Todas essas causas fazem uma grande pressão para a concretização de uma guarda fauno-ambiental. Mesmo se ela fosse de fato criada, precisaríamos de vários passos prévios. Primeiro, seria instalada uma Delegacia do Meio Ambiente próximo a cada área de interesse ambiental relevante, como unidades de conservação e pontos de limite entre áreas naturais ainda não modificadas (ou reflorestadas) e comunidades que nelas fazem pressão. Segundo, uma lei para animais seria elaborada de modo que crimes contra eles fossem punidas com vigor – notemos, entretanto, que haveria inicialmente uma oposição forte de ativistas da libertação animal que não admitem leis bem-estaristas que protejam pecuaristas, vivisseccionistas e promotores de rodeios e vaquejadas, portanto a discussão de uma lei assim vai demandar tempo para se chegar a um consenso que aponte a uma legislação na qual não esteja simbolizado o estancamento da introdução dos Direitos dos Animais às leis pernambucanas ou nacionais num bem-estarismo "fuleiro". Terceiro, as primeiras estatísticas sobre crimes contra bichos deveriam ser criadas por grupos de estudo, visto que nem elas existem.

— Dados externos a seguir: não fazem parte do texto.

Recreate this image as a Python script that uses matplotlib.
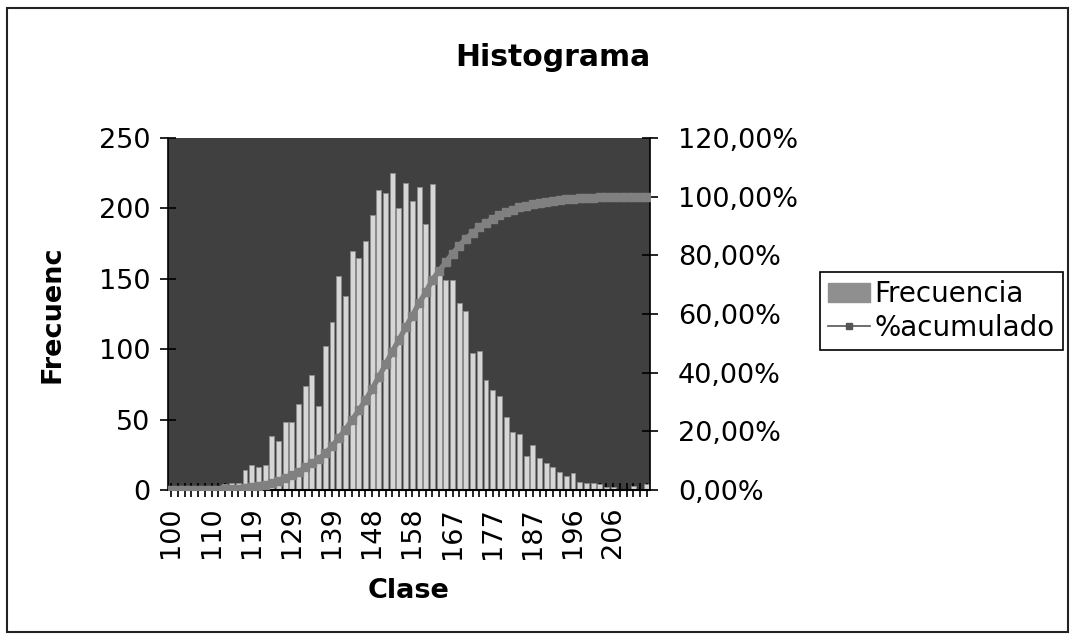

A nova delegacia é um passo importante, obtido pela luta de defensores dos animais e do meio ambiente, mas apenas ela e mais algumas estão longe de acabar com a impunidade e a ineficiência de combate quando falamos de crimes contra a natureza ou contra os animais, caso não haja a criação de uma categoria de polícia dedicada a essas causas. Sabe-se que parece uma idéia muito à frente de hoje quando vemos que sequer as delegacias e polícias para humanos de hoje conseguem desempenhar como deveriam seu papel de proteger a sociedade e retirar os criminosos de circulação. Mas estamos cada vez mais convencidos de que, caso não haja essa mudança, parecerá omissão o não incremento da extensão dos braços da lei para nossos irmãos de vida e a Natureza. Porque, afinal, o potencial ofensivo de um criminoso que maltrata animais não é menor do que quem agride e ameaça humanos.